Raw reads in fast format were first processed using internal Perl scripts. Clean reads were obtained by removing the reads containing adapter, poly-n, and low-quality reads from the raw reads. Q20, Q30, GC-content, and sequence duplication levels of the clean reads were calculated. All downstream analyses were based on high-quality, clean reads. These clean reads were mapped to the reference genome sequence. The reference genome used was Nipponbare MSU_v7.0. The programme Hisat2 was used to compare the reads [88], and stringties were used to assemble, evaluate, and quantify the reads [89]. Fragments per kilobase of transcript per million fragments mapped (FPKM) was used to calculate gene expression [90].
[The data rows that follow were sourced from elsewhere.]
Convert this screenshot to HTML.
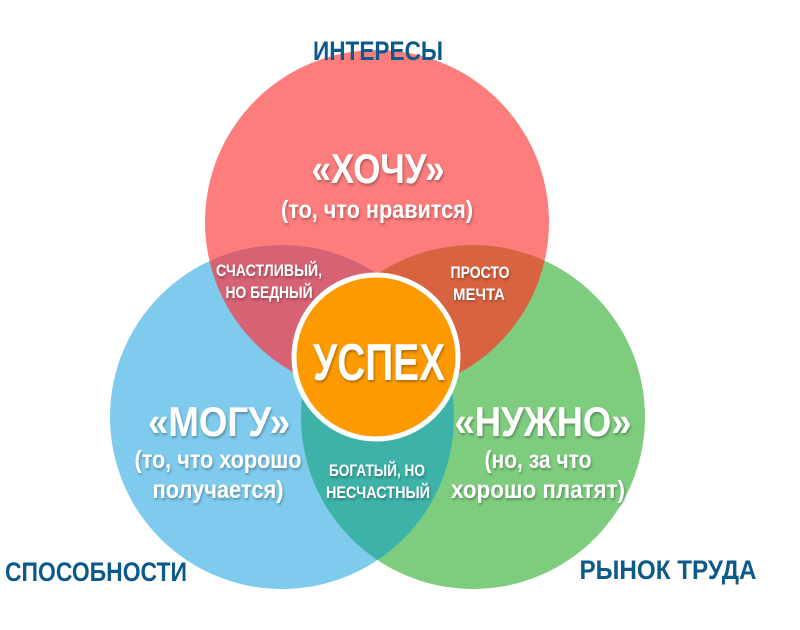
<!DOCTYPE html>
<html><head><meta charset="utf-8"><style>
html,body{margin:0;padding:0;background:#fff;width:800px;height:630px;overflow:hidden}
svg text{font-family:"Liberation Sans",sans-serif;font-weight:bold;text-anchor:middle}
</style></head><body>
<svg width="800" height="630" viewBox="0 0 800 630" xmlns="http://www.w3.org/2000/svg">
<defs>
<filter id="sh" x="-10%" y="-10%" width="120%" height="130%"><feDropShadow dx="1" dy="2" stdDeviation="1.2" flood-color="#000" flood-opacity="0.3"/></filter>
<clipPath id="cR"><circle cx="377" cy="222" r="172"/></clipPath>
<clipPath id="cB"><circle cx="282" cy="417" r="172"/></clipPath>
</defs>
<circle cx="377" cy="222" r="172" fill="#fd7c7c"/>
<circle cx="282" cy="417" r="172" fill="#7ecbee"/>
<circle cx="473" cy="417" r="172" fill="#7ecd7f"/>
<circle cx="282" cy="417" r="172" fill="#d76274" clip-path="url(#cR)"/>
<circle cx="473" cy="417" r="172" fill="#d86340" clip-path="url(#cR)"/>
<circle cx="473" cy="417" r="172" fill="#3cb2a8" clip-path="url(#cB)"/>
<circle cx="376" cy="357" r="82" fill="#fd9a02" stroke="#fff" stroke-width="5"/>
<g fill="#0c5a8a" lengthAdjust="spacingAndGlyphs">
<text x="378" y="60" font-size="27" textLength="130" lengthAdjust="spacingAndGlyphs">ИНТЕРЕСЫ</text>
<text x="96" y="581" font-size="27" textLength="182" lengthAdjust="spacingAndGlyphs">СПОСОБНОСТИ</text>
<text x="668" y="579" font-size="27" textLength="177" lengthAdjust="spacingAndGlyphs">РЫНОК ТРУДА</text>
</g>
<g fill="#fff" filter="url(#sh)">
<text x="378" y="183" font-size="42" textLength="133" lengthAdjust="spacingAndGlyphs">«ХОЧУ»</text>
<text x="377" y="218" font-size="25" textLength="192" lengthAdjust="spacingAndGlyphs">(то, что нравится)</text>
<text x="219" y="436" font-size="42" textLength="142" lengthAdjust="spacingAndGlyphs">«МОГУ»</text>
<text x="218" y="468" font-size="25" textLength="167" lengthAdjust="spacingAndGlyphs">(то, что хорошо</text>
<text x="218" y="498" font-size="25" textLength="131" lengthAdjust="spacingAndGlyphs">получается)</text>
<text x="543" y="436" font-size="42" textLength="177" lengthAdjust="spacingAndGlyphs">«НУЖНО»</text>
<text x="538" y="468" font-size="25" textLength="107" lengthAdjust="spacingAndGlyphs">(но, за что</text>
<text x="538" y="498" font-size="25" textLength="174" lengthAdjust="spacingAndGlyphs">хорошо платят)</text>
<text x="379" y="380" font-size="52" textLength="132" lengthAdjust="spacingAndGlyphs">УСПЕХ</text>
<text x="269" y="276" font-size="17" textLength="106" lengthAdjust="spacingAndGlyphs">СЧАСТЛИВЫЙ,</text>
<text x="269" y="298" font-size="17" textLength="87" lengthAdjust="spacingAndGlyphs">НО БЕДНЫЙ</text>
<text x="480" y="278" font-size="17" textLength="59" lengthAdjust="spacingAndGlyphs">ПРОСТО</text>
<text x="479" y="300" font-size="17" textLength="52" lengthAdjust="spacingAndGlyphs">МЕЧТА</text>
<text x="377" y="476" font-size="17" textLength="96" lengthAdjust="spacingAndGlyphs">БОГАТЫЙ, НО</text>
<text x="378" y="498" font-size="17" textLength="104" lengthAdjust="spacingAndGlyphs">НЕСЧАСТНЫЙ</text>
</g>
</svg>
</body></html>
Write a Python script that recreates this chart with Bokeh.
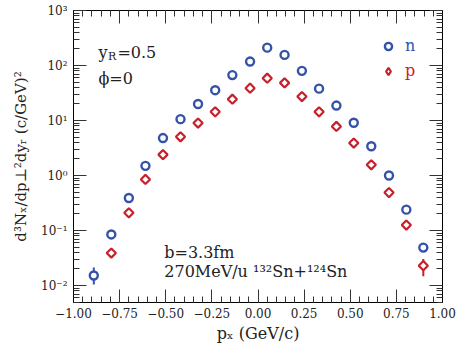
import numpy as np
from bokeh.plotting import figure
from bokeh.models import (LinearAxis, LogAxis, FixedTicker, Label, Legend,
                          LegendItem, Range1d)
from bokeh.embed import file_html
from bokeh.resources import INLINE

# ---- data ----
px_n = [-0.89, -0.795, -0.70, -0.61, -0.515, -0.42, -0.325, -0.232, -0.139, -0.043,
        0.05, 0.144, 0.238, 0.331, 0.425, 0.519, 0.614, 0.71, 0.804, 0.896]
yield_n = [0.0152, 0.085, 0.39, 1.5, 4.8, 10.6, 20, 35.6, 67, 118,
           211, 156, 80, 38, 18.7, 9.1, 3.4, 1.0, 0.24, 0.049]
px_p = [-0.795, -0.70, -0.61, -0.515, -0.42, -0.325, -0.232, -0.139, -0.043,
        0.05, 0.144, 0.238, 0.331, 0.425, 0.519, 0.614, 0.71, 0.804, 0.896]
yield_p = [0.039, 0.21, 0.85, 2.4, 5.06, 9.0, 14.4, 24.4, 38.7,
           58.8, 48.3, 27.3, 14.4, 7.8, 3.9, 1.57, 0.49, 0.126, 0.023]
# error bars visible in the reference
err_n_x = [-0.89]
err_n_lo = [0.0104]
err_n_hi = [0.0212]
err_p_x = [0.896]
err_p_lo = [0.0148]
err_p_hi = [0.0305]

x_ticks = [-1.0, -0.75, -0.5, -0.25, 0.0, 0.25, 0.5, 0.75, 1.0]
x_tick_labels = ["\u22121.00", "\u22120.75", "\u22120.50", "\u22120.25", "0.00",
                 "0.25", "0.50", "0.75", "1.00"]
y_ticks = [1e-2, 1e-1, 1e0, 1e1, 1e2, 1e3]
y_tick_labels = ["10\u207b\u00b2", "10\u207b\u00b9", "10\u2070", "10\u00b9", "10\u00b2", "10\u00b3"]

BLUE = "#3452a8"
RED = "#c8202a"
FONT = "DejaVu Serif"
Y0, Y1 = 0.00492, 1000

p = figure(width=457, height=347, x_range=Range1d(-1.0, 1.0),
           y_range=Range1d(Y0, Y1), y_axis_type="log",
           output_backend="svg", toolbar_location=None,
           min_border_left=73, min_border_right=15, min_border_top=10,
           min_border_bottom=45)
p.grid.visible = False
p.outline_line_color = "black"
p.background_fill_color = "white"
p.border_fill_color = "white"

bottom = p.below[0]
left = p.left[0]

x_minor = [round(-1.0 + 0.05 * i, 2) for i in range(41)]
y_minor = [m * 10.0 ** e for e in range(-3, 3) for m in range(2, 10)]

top = LinearAxis()
right = LogAxis()
p.add_layout(top, "above")
p.add_layout(right, "right")

for ax in [bottom, top]:
    ax.ticker = FixedTicker(ticks=x_ticks, minor_ticks=x_minor)
for ax in [left, right]:
    ax.ticker = FixedTicker(ticks=y_ticks, minor_ticks=y_minor)

bottom.major_label_overrides = dict(zip(x_ticks, x_tick_labels))
left.major_label_overrides = dict(zip(y_ticks, y_tick_labels))
top.major_label_overrides = {t: "" for t in x_ticks}
right.major_label_overrides = {t: "" for t in y_ticks}

for ax in [bottom, left, top, right]:
    ax.major_tick_in = 13
    ax.major_tick_out = 0
    ax.minor_tick_in = 6
    ax.minor_tick_out = 0
    ax.axis_line_color = "black"
    ax.major_tick_line_color = "#333333"
    ax.minor_tick_line_color = "#333333"
    ax.major_label_text_font = FONT
    ax.major_label_text_font_size = "12px"
    ax.major_label_text_color = "#222222"
    ax.axis_label_text_font = FONT
    ax.axis_label_text_font_style = "normal"
    ax.axis_label_text_font_size = "16px"
    ax.axis_label_text_color = "#222222"

for ax in [top, right]:
    ax.major_label_standoff = 0

bottom.major_label_standoff = 5
bottom.axis_label_standoff = 3
bottom.axis_label = "p\u2093 (GeV/c)"
left.major_label_standoff = 6
left.axis_label_standoff = 8
left.axis_label_text_font_size = "15px"
left.axis_label = "d\u00b3N\u2093/dp\u22a5\u00b2dy\u1d63 (c/GeV)\u00b2"

# error bars
p.segment(x0=err_n_x, y0=err_n_lo, x1=err_n_x, y1=err_n_hi, line_color=BLUE, line_width=2)
p.segment(x0=err_p_x, y0=err_p_lo, x1=err_p_x, y1=err_p_hi, line_color=RED, line_width=2)

rn = p.scatter(px_n, yield_n, marker="circle", size=8, fill_color="white",
               line_color=BLUE, line_width=2.4)
rp = p.scatter(px_p, yield_p, marker="square", angle=np.pi / 4, size=6.5,
               fill_color="white", line_color=RED, line_width=2.2)
# legend key for p drawn as a diamond (legend keys ignore marker angle)
rp_key = p.scatter([np.nan], [np.nan], marker="diamond", size=10, fill_color="white",
                   line_color=RED, line_width=2.2)

for r, lab, col, loc in [(rn, "n", BLUE, (306, 247)), (rp_key, "p", RED, (306, 222))]:
    lg = Legend(items=[LegendItem(label=lab, renderers=[r])], location=loc,
                border_line_color=None, background_fill_alpha=0,
                padding=0, margin=0, glyph_width=18, glyph_height=18,
                label_standoff=8, label_text_font=FONT, label_text_font_size="16px",
                label_text_color=col)
    p.add_layout(lg)

def lab(x, y, text, size="16px", dx=0, dy=0):
    p.add_layout(Label(x=x, y=y, text=text, x_offset=dx, y_offset=dy,
                       text_font=FONT, text_font_size=size, text_color="#222222",
                       text_baseline="alphabetic"))

# y_R = 0.5
lab(-0.865, 173, "y")
lab(-0.865, 173, "R", size="11px", dx=9.5, dy=-4)
lab(-0.865, 173, "=0.5", dx=19)
lab(-0.865, 57, "\u03d5=0")
lab(-0.508, 0.0405, "b=3.3fm")
lab(-0.508, 0.0179, "270MeV/u \u00b9\u00b3\u00b2Sn+\u00b9\u00b2\u2074Sn")

open("out.html", "w").write(file_html(p, INLINE))
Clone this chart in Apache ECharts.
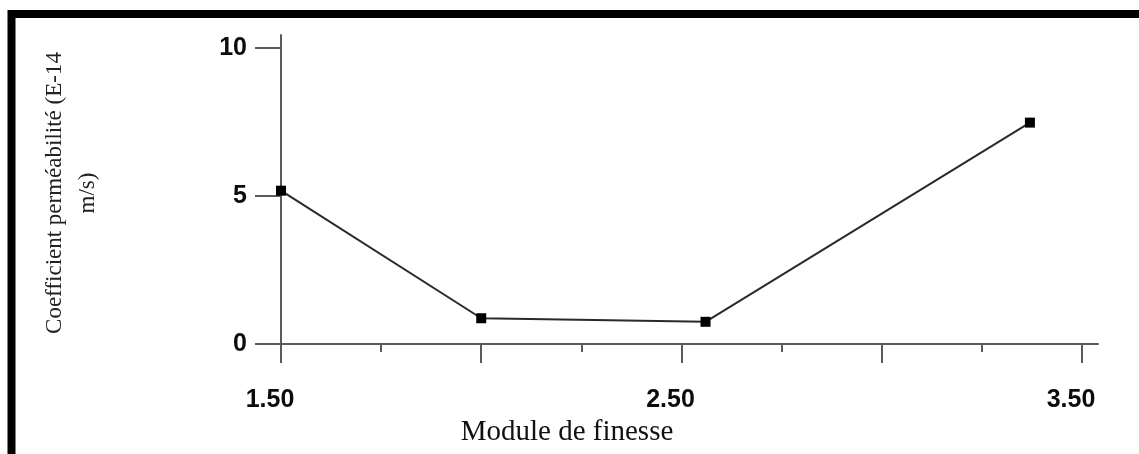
<!DOCTYPE html>
<html>
<head>
<meta charset="utf-8">
<title>Coefficient de perméabilité</title>
<script src="https://cdn.jsdelivr.net/npm/echarts@6/dist/echarts.min.js"></script>
<style>
  html, body { margin: 0; padding: 0; background: #fff; }
  #chart { width: 1139px; height: 454px; }
</style>
</head>
<body>
<div id="chart"></div>
<script>
// Fineness modulus of the sand vs. measured permeability coefficient
const finenessModulus = [1.5, 2.0, 2.56, 3.37];
const permeability = [5.18, 0.87, 0.75, 7.48];

// Axis ticks and labels
const xMajorTicks = [1.5, 2.0, 2.5, 3.0, 3.5];
const xMinorTicks = [1.75, 2.25, 2.75, 3.25];
const xTickLabels = [1.5, 2.5, 3.5];
const yTicks = [0, 5, 10];

const xName = 'Module de finesse';
const yName = 'Coefficient perméabilité (E-14\nm/s)';

const chart = echarts.init(document.getElementById('chart'));

const gridBox = { left: 281, top: 35, width: 817, height: 309 };
const axisGrey = '#5a5a5a';
const tickFont = { fontFamily: 'Liberation Sans, Arial, sans-serif', fontWeight: 'bold', fontSize: 25, color: '#0c0c0c' };

const points = finenessModulus.map((x, i) => [x, permeability[i]]);

chart.setOption({
  backgroundColor: '#fff',
  animation: false,
  grid: Object.assign({ containLabel: false }, gridBox),
  xAxis: [
    {
      type: 'value',
      min: 1.5,
      max: 3.54,
      splitLine: { show: false },
      axisLine: { show: true, onZero: false, lineStyle: { color: axisGrey, width: 2 } },
      axisTick: { show: true, length: 19, customValues: xMajorTicks, lineStyle: { color: axisGrey, width: 2 } },
      axisLabel: Object.assign({
        customValues: xTickLabels,
        margin: 44,
        padding: [0, 22, 0, 0],
        formatter: v => Number(v).toFixed(2)
      }, tickFont),
      name: xName,
      nameLocation: 'middle',
      nameGap: 67,
      nameTextStyle: {
        fontFamily: 'Liberation Serif, Times New Roman, serif',
        fontSize: 29,
        color: '#111',
        padding: [0, 245, 0, 0]
      }
    },
    {
      // second copy of the same scale, only for the short intermediate ticks
      type: 'value',
      min: 1.5,
      max: 3.54,
      position: 'bottom',
      splitLine: { show: false },
      axisLine: { show: false },
      axisTick: { show: true, length: 8, customValues: xMinorTicks, lineStyle: { color: axisGrey, width: 2 } },
      axisLabel: { show: false }
    }
  ],
  yAxis: {
    type: 'value',
    min: 0,
    max: 10.44,
    splitLine: { show: false },
    axisLine: { show: true, onZero: false, lineStyle: { color: axisGrey, width: 2 } },
    axisTick: { show: true, length: 26, customValues: yTicks, lineStyle: { color: axisGrey, width: 2 } },
    axisLabel: Object.assign({ customValues: yTicks, margin: 34 }, tickFont)
  },
  graphic: [
    {
      // heavy frame around the figure
      type: 'rect',
      shape: { x: 11.5, y: 14, width: 1200, height: 500 },
      style: { fill: 'none', stroke: '#000', lineWidth: 8 },
      silent: true
    },
    {
      type: 'text',
      x: 71,
      y: 193,
      rotation: Math.PI / 2,
      style: {
        text: yName,
        fontFamily: 'Liberation Serif, Times New Roman, serif',
        fontSize: 23,
        lineHeight: 33,
        fill: '#222',
        align: 'center',
        verticalAlign: 'middle'
      },
      silent: true
    }
  ],
  series: [
    {
      type: 'line',
      xAxisIndex: 0,
      data: points,
      symbol: 'rect',
      symbolSize: 10,
      showAllSymbol: true,
      lineStyle: { color: '#2a2a2a', width: 2 },
      itemStyle: { color: '#000' },
      emphasis: { disabled: true }
    }
  ]
});
</script>
</body>
</html>
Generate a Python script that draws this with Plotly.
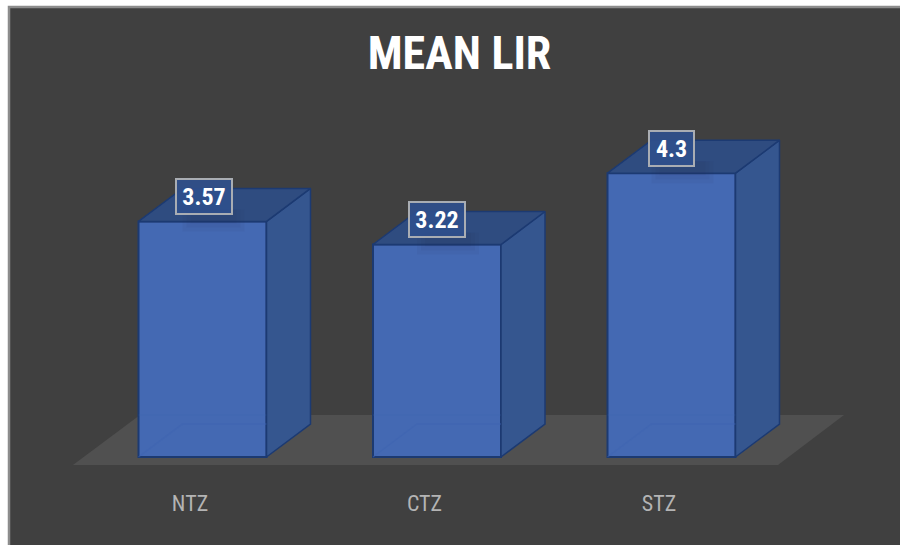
import plotly.graph_objects as go

categories = ["NTZ", "CTZ", "STZ"]
values = [3.57, 3.22, 4.3]
labels = ["3.57", "3.22", "4.3"]

W, H = 900, 545
UX, UY = 234.5, 66.0          # pixels per category / per value
HALF = 64 / UX                # half bar width
DX, DY = 44 / UX, 33 / UY     # 3D depth offset
FONT = "Roboto Condensed, Roboto"
EDGE = "#1c3a72"

x0 = -202.5 / UX
x1 = x0 + W / UX
b_px = 480
y0 = (457 - b_px) / UY
y1 = y0 + b_px / UY

fig = go.Figure()

# front faces
fig.add_trace(go.Bar(x=list(range(3)), y=values, width=2 * HALF,
                     marker=dict(color="#4469b3", line=dict(color=EDGE, width=2)),
                     hoverinfo="skip", showlegend=False))

shadow_shapes = []
for i, v in enumerate(values):
    l, r = i - HALF, i + HALF
    # side face
    fig.add_trace(go.Scatter(x=[r, r + DX, r + DX, r, r], y=[0, DY, v + DY, v, 0],
                             mode="lines", fill="toself", fillcolor="#35568f",
                             line=dict(color=EDGE, width=1.5), hoverinfo="skip", showlegend=False))
    # top face
    fig.add_trace(go.Scatter(x=[l, r, r + DX, l + DX, l], y=[v, v, v + DY, v + DY, v],
                             mode="lines", fill="toself", fillcolor="#2f4c80",
                             line=dict(color=EDGE, width=1.5), hoverinfo="skip", showlegend=False))
    # hidden back edges, seen through the translucent front
    fig.add_trace(go.Scatter(x=[l, l + DX, r], y=[0, DY, DY],
                             mode="lines", line=dict(color="rgba(62,100,178,0.5)", width=1.5),
                             hoverinfo="skip", showlegend=False))
    fig.add_trace(go.Scatter(x=[l, r], y=[(457 - 415) / UY] * 2,
                             mode="lines", line=dict(color="rgba(60,100,175,0.3)", width=1),
                             hoverinfo="skip", showlegend=False))
    # soft shadow under the data label
    for grow in (0, 4, 8):
        shadow_shapes.append(dict(type="rect", xref="x", yref="y", layer="above",
                                  x0=i - (20 - grow) / UX, x1=i + (42 - grow) / UX,
                                  y0=v - (10 - grow) / UY, y1=v + 12 / UY,
                                  fillcolor="rgba(30,40,70,0.05)", line=dict(width=0)))
    fig.add_annotation(x=i, y=v, text=f"<b>{labels[i]}</b>", showarrow=False, yshift=25,
                       xshift=1 if i == 0 else 0,
                       font=dict(family=FONT, size=24, color="white"),
                       width=11 * len(labels[i]) + 10, height=33,
                       bgcolor="rgba(47,79,140,0.92)", bordercolor="#a9adb3", borderwidth=2,
                       borderpad=0)

fig.update_layout(
    width=W, height=H, autosize=False,
    margin=dict(l=0, r=0, t=0, b=H - b_px),
    paper_bgcolor="white", plot_bgcolor="rgba(0,0,0,0)",
    title=dict(text="<b>MEAN LIR</b>", x=459.5 / W, xanchor="center", xref="paper",
               y=1 - 53 / H, yanchor="middle", yref="container",
               font=dict(family=FONT, size=46, color="white")),
    xaxis=dict(range=[x0, x1], tickmode="array",
               tickvals=[i - 12.5 / UX for i in range(3)], ticktext=categories,
               showgrid=False, zeroline=False, showline=False, ticks="",
               ticklabelstandoff=8,
               tickfont=dict(family=FONT, size=22, color="#b4b4b4")),
    yaxis=dict(range=[y0, y1], visible=False),
    shapes=[
        # chart frame
        dict(type="rect", layer="below", xref="paper", yref="paper",
             x0=9 / W, x1=1.02, y0=-(H - b_px + 10) / b_px, y1=1 - 7 / b_px,
             fillcolor="#404040", line=dict(color="#8c8c8c", width=2.5)),
        # floor
        dict(type="path", layer="below", xref="x", yref="y",
             path=f"M {x0 + 73 / UX} {(457 - 465) / UY} L {x0 + 778 / UX} {(457 - 465) / UY} "
                  f"L {x0 + 844 / UX} {(457 - 415) / UY} L {x0 + 140 / UX} {(457 - 415) / UY} Z",
             fillcolor="#505050", line=dict(width=0)),
    ] + shadow_shapes,
)
fig.write_html("out.html", config={"displayModeBar": False},
               post_script="document.body.style.margin='0';document.body.style.overflow='hidden';")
Screening and functional annotation of DEGs

Differential expression analysis of the differential groups was performed using DEseq [91]. The resulting P values were adjusted using Benjamini and Hochberg’s approach to control the false discovery rate. Genes with an adjusted P-value < 0.01 found by DEseq, were assigned as differentially expressed. The GO enrichment analysis of the DEGs was implemented using the GOseq R package [92], which can adjust for gene length bias in DEGs. We used KOBAS software to test the statistical enrichment of DEGs in the KEGG pathways [93].

Real-time PCR analysis

Eight genes that were co-expressed in the two cultivars were selected for real-time quantitative PCR. Specific primers were designed using Primer-BLAST of NCBI and are listed in Table S7.

The RNA was extracted using the TaKaRa MiniBEST Plant RNA Extraction Kit, and the 1st Strand cDNA Synthesis Kit (TaKaRa, Tokyo, Japan) was used for reverse transcription into cDNA. qRT-PCR experiments were performed using a Bio-Rad CFX96 Real-Time PCR System (Bio-Rad, Hercules, CAUSA) according to the manufacturer’s instructions. Reactions were prepared using 20 μL of total volume, 10 μL of SYBR® Premix Ex Taq™ II, 1.0 μL of gene-specific primers (0.5 μL each primer), and 0.5 μl of cDNA.

The reaction procedure was run as follows: (1) 95 °C for 30 s; (2) 95 °C for 5 s, 60 °C for 30 s, for 40 cycles. (3) 95 °C for 15 s, 60 °C for 60 s, and 95 °C for 15 s. The actin gene was used as an internal control to normalise the data. Gene expression levels were calculated using the 2-ΔΔCT algorithm [94].